---- EXERCISE MATERIAL

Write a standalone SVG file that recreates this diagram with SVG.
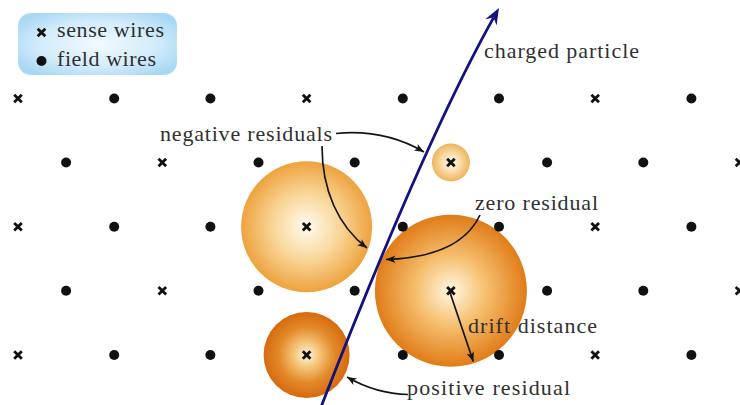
<svg xmlns="http://www.w3.org/2000/svg" xmlns:xlink="http://www.w3.org/1999/xlink" width="740" height="405" viewBox="0 0 740 405">
<style>
  text { font-family: "Liberation Serif", "Times New Roman", serif; font-size: 22px; fill: #303030; }
  .xm { stroke: #111; stroke-width: 2.8; fill: none; }
  .dot { fill: #111; }
  .ann { fill: none; stroke: #151515; stroke-width: 1.7; }
  .track { fill: none; stroke: #12127f; stroke-width: 2.8; }
</style>
<defs>
  <g id="sx"><path class="xm" d="M-3.8,-3.8 L3.8,3.8 M-3.8,3.8 L3.8,-3.8"/></g>
  <g id="fd"><circle class="dot" r="5"/></g>
  <radialGradient id="gLeg" cx="50%" cy="50%" r="60%">
    <stop offset="0" stop-color="#f2f9fe"/>
    <stop offset="0.6" stop-color="#d4ecfb"/>
    <stop offset="1" stop-color="#a9d8f4"/>
  </radialGradient>
  <radialGradient id="gA">
    <stop offset="0" stop-color="#fffaf0"/>
    <stop offset="0.5" stop-color="#f9d79a"/>
    <stop offset="1" stop-color="#eea23e"/>
  </radialGradient>
  <radialGradient id="gB">
    <stop offset="0" stop-color="#fff7e4"/>
    <stop offset="0.45" stop-color="#f6c070"/>
    <stop offset="1" stop-color="#e07c18"/>
  </radialGradient>
  <radialGradient id="gC">
    <stop offset="0" stop-color="#fff6e2"/>
    <stop offset="0.3" stop-color="#f5c477"/>
    <stop offset="0.65" stop-color="#e3892a"/>
    <stop offset="1" stop-color="#d66a0e"/>
  </radialGradient>
  <radialGradient id="gD">
    <stop offset="0" stop-color="#fff9ee"/>
    <stop offset="0.5" stop-color="#f9dca8"/>
    <stop offset="1" stop-color="#eeb45c"/>
  </radialGradient>
  <marker id="ah" viewBox="-10 -5 11 10" refX="0" refY="0" markerWidth="11" markerHeight="10" orient="auto" markerUnits="userSpaceOnUse">
    <path d="M0,0 L-9.5,-3.8 L-7,0 L-9.5,3.8 Z" fill="#151515"/>
  </marker>
  <marker id="ahb" viewBox="-17 -7 18 14" refX="-11" refY="0" markerWidth="18" markerHeight="14" orient="auto" markerUnits="userSpaceOnUse">
    <path d="M0,0 L-16.5,-6.5 L-11,0 L-16.5,6.5 Z" fill="#12127f"/>
  </marker>
</defs>

<g id="legend">
  <rect x="18" y="13" width="159" height="62" rx="13" fill="url(#gLeg)"/>
  <use xlink:href="#sx" x="41.5" y="32.5"/>
  <use xlink:href="#fd" x="41.5" y="61"/>
  <text x="57" y="37" textLength="107" lengthAdjust="spacing">sense wires</text>
  <text x="57" y="65.5" textLength="99" lengthAdjust="spacing">field wires</text>
</g>

<g id="drift-circles">
  <circle id="circle-negative-large" cx="306.6" cy="226.7" r="65.5" fill="url(#gA)"/>
  <circle id="circle-zero" cx="450.9" cy="290.8" r="76" fill="url(#gB)"/>
  <circle id="circle-positive" cx="306.6" cy="355" r="43" fill="url(#gC)"/>
  <circle id="circle-negative-small" cx="450.9" cy="162.5" r="19" fill="url(#gD)"/>
</g>

<g id="wires">
  <use xlink:href="#sx" x="18" y="98.5"/>
  <use xlink:href="#fd" x="114.2" y="98.5"/>
  <use xlink:href="#fd" x="210.4" y="98.5"/>
  <use xlink:href="#sx" x="306.6" y="98.5"/>
  <use xlink:href="#fd" x="402.8" y="98.5"/>
  <use xlink:href="#fd" x="499" y="98.5"/>
  <use xlink:href="#sx" x="595.2" y="98.5"/>
  <use xlink:href="#fd" x="691.4" y="98.5"/>
  <use xlink:href="#fd" x="66.1" y="162.5"/>
  <use xlink:href="#sx" x="162.3" y="162.5"/>
  <use xlink:href="#fd" x="258.5" y="162.5"/>
  <use xlink:href="#fd" x="354.7" y="162.5"/>
  <use xlink:href="#sx" x="450.9" y="162.5"/>
  <use xlink:href="#fd" x="547.1" y="162.5"/>
  <use xlink:href="#fd" x="643.3" y="162.5"/>
  <use xlink:href="#sx" x="739.5" y="162.5"/>
  <use xlink:href="#sx" x="18" y="226.7"/>
  <use xlink:href="#fd" x="114.2" y="226.7"/>
  <use xlink:href="#fd" x="210.4" y="226.7"/>
  <use xlink:href="#sx" x="306.6" y="226.7"/>
  <use xlink:href="#fd" x="402.8" y="226.7"/>
  <use xlink:href="#fd" x="499" y="226.7"/>
  <use xlink:href="#sx" x="595.2" y="226.7"/>
  <use xlink:href="#fd" x="691.4" y="226.7"/>
  <use xlink:href="#fd" x="66.1" y="290.8"/>
  <use xlink:href="#sx" x="162.3" y="290.8"/>
  <use xlink:href="#fd" x="258.5" y="290.8"/>
  <use xlink:href="#fd" x="354.7" y="290.8"/>
  <use xlink:href="#sx" x="450.9" y="290.8"/>
  <use xlink:href="#fd" x="547.1" y="290.8"/>
  <use xlink:href="#fd" x="643.3" y="290.8"/>
  <use xlink:href="#sx" x="739.5" y="290.8"/>
  <use xlink:href="#sx" x="18" y="355"/>
  <use xlink:href="#fd" x="114.2" y="355"/>
  <use xlink:href="#fd" x="210.4" y="355"/>
  <use xlink:href="#sx" x="306.6" y="355"/>
  <use xlink:href="#fd" x="402.8" y="355"/>
  <use xlink:href="#fd" x="499" y="355"/>
  <use xlink:href="#sx" x="595.2" y="355"/>
  <use xlink:href="#fd" x="691.4" y="355"/>
</g>

<g id="connectors">
  <path id="particle-track" class="track" d="M321,407 Q424.8,140.5 493.6,17.6" marker-end="url(#ahb)"/>
  <path class="ann" d="M336,133.5 C372,130 400,138 424,152" marker-end="url(#ah)"/>
  <path class="ann" d="M322,146 C322,190 338,226 367,248" marker-end="url(#ah)"/>
  <path class="ann" d="M480,215 C466,245 432,258 386,259.5" marker-end="url(#ah)"/>
  <path class="ann" d="M450,292.5 L473.3,361.5" marker-end="url(#ah)"/>
  <path class="ann" d="M408,394.5 C386,394 366,388 347,377" marker-end="url(#ah)"/>
</g>

<g id="labels">
  <text id="label-particle" x="484" y="58" textLength="155" lengthAdjust="spacing">charged particle</text>
  <text id="label-negative" x="160" y="141" textLength="172" lengthAdjust="spacing">negative residuals</text>
  <text id="label-zero" x="475" y="210" textLength="123" lengthAdjust="spacing">zero residual</text>
  <text id="label-drift" x="468" y="333" textLength="129" lengthAdjust="spacing">drift distance</text>
  <text id="label-positive" x="407" y="395" textLength="163" lengthAdjust="spacing">positive residual</text>
</g>
</svg>
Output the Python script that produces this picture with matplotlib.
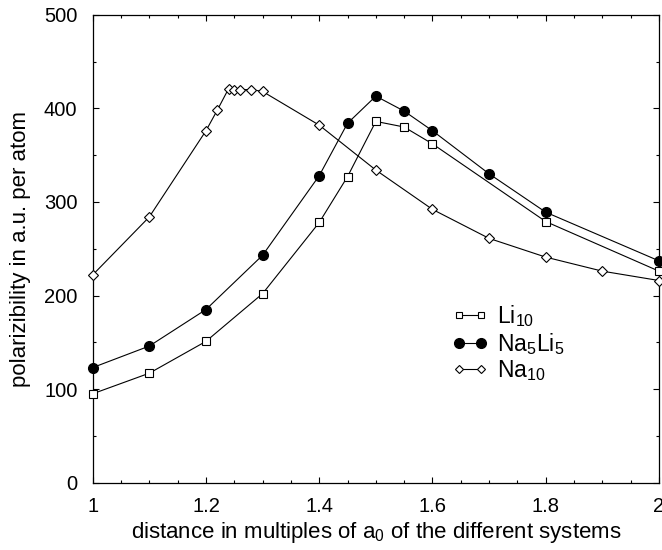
import matplotlib
matplotlib.use("Agg")
import matplotlib.pyplot as plt
from matplotlib.ticker import MultipleLocator

plt.rcParams['font.family'] = ['Liberation Sans', 'DejaVu Sans']
plt.rcParams['mathtext.default'] = 'regular'

# Data
x_li10 = [1.0, 1.1, 1.2, 1.3, 1.4, 1.45, 1.5, 1.55, 1.6, 1.8, 2.0]
y_li10 = [95, 117, 151, 202, 278, 327, 386, 380, 362, 279, 226]

x_nali = [1.0, 1.1, 1.2, 1.3, 1.4, 1.45, 1.5, 1.55, 1.6, 1.7, 1.8, 2.0]
y_nali = [123, 146, 185, 243, 328, 384, 413, 397, 376, 330, 289, 237]

x_na10 = [1.0, 1.1, 1.2, 1.22, 1.24, 1.25, 1.26, 1.28, 1.3, 1.4, 1.5, 1.6, 1.7, 1.8, 1.9, 2.0]
y_na10 = [222, 284, 376, 398, 421, 420, 420, 420, 418, 382, 334, 292, 261, 241, 226, 216]

labels = [r'Li$_{10}$', r'Na$_5$Li$_5$', r'Na$_{10}$']
xticks = [1, 1.2, 1.4, 1.6, 1.8, 2]
xtick_labels = ['1', '1.2', '1.4', '1.6', '1.8', '2']
yticks = [0, 100, 200, 300, 400, 500]

fig = plt.figure(figsize=(6.62, 5.5), dpi=100)
ax = fig.add_axes([92.7/662, 1 - 482.7/550, (659 - 92.7)/662, (482.7 - 14.7)/550])

lw = 0.8
ax.plot(x_li10, y_li10, color='black', lw=lw, marker='s', ms=6, mfc='white',
        mec='black', mew=0.8, clip_on=False, label=labels[0], zorder=3)
ax.plot(x_nali, y_nali, color='black', lw=lw, marker='o', ms=7, mfc='black',
        mec='black', clip_on=False, label=labels[1], zorder=3)
ax.plot(x_na10, y_na10, color='black', lw=lw, marker='D', ms=5.5, mfc='white',
        mec='black', mew=0.8, clip_on=False, label=labels[2], zorder=3)

ax.set_xlim(1, 2)
ax.set_ylim(0, 500)
ax.set_xticks(xticks)
ax.set_xticklabels(xtick_labels)
ax.set_yticks(yticks)
ax.xaxis.set_minor_locator(MultipleLocator(0.05))
ax.yaxis.set_minor_locator(MultipleLocator(50))
ax.tick_params(which='both', direction='in', top=True, right=True, width=0.8,
               labelsize=14.5)
ax.tick_params(axis='x', pad=10)
ax.tick_params(axis='y', pad=11)
ax.tick_params(which='major', length=4.5)
ax.tick_params(which='minor', length=2.5)
for s in ax.spines.values():
    s.set_linewidth(0.9)

ax.set_xlabel(r'distance in multiples of a$_0$ of the different systems', fontsize=16, labelpad=3)
ax.set_ylabel('polarizibility in a.u. per atom', fontsize=16, labelpad=9)

leg = ax.legend(loc='upper left', bbox_to_anchor=(0.634, 0.384), frameon=False,
                fontsize=16.5, handlelength=1.57, handletextpad=0.4, numpoints=2,
                labelspacing=0.08, borderpad=0, borderaxespad=0)
for h, ms in zip(leg.legend_handles, [5, 7, 4.5]):
    h.set_markersize(ms)

fig.savefig('out.png', dpi=100)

--------

Taking the material above, give again exactly the lines from the one holding "Output the Python" through the one holding "plt.rcParams['mathtext.default'] = 'regular'", with both ends and without pictures.

Output the Python script that produces this picture with matplotlib.
import matplotlib
matplotlib.use("Agg")
import matplotlib.pyplot as plt
from matplotlib.ticker import MultipleLocator

plt.rcParams['font.family'] = ['Liberation Sans', 'DejaVu Sans']
plt.rcParams['mathtext.default'] = 'regular'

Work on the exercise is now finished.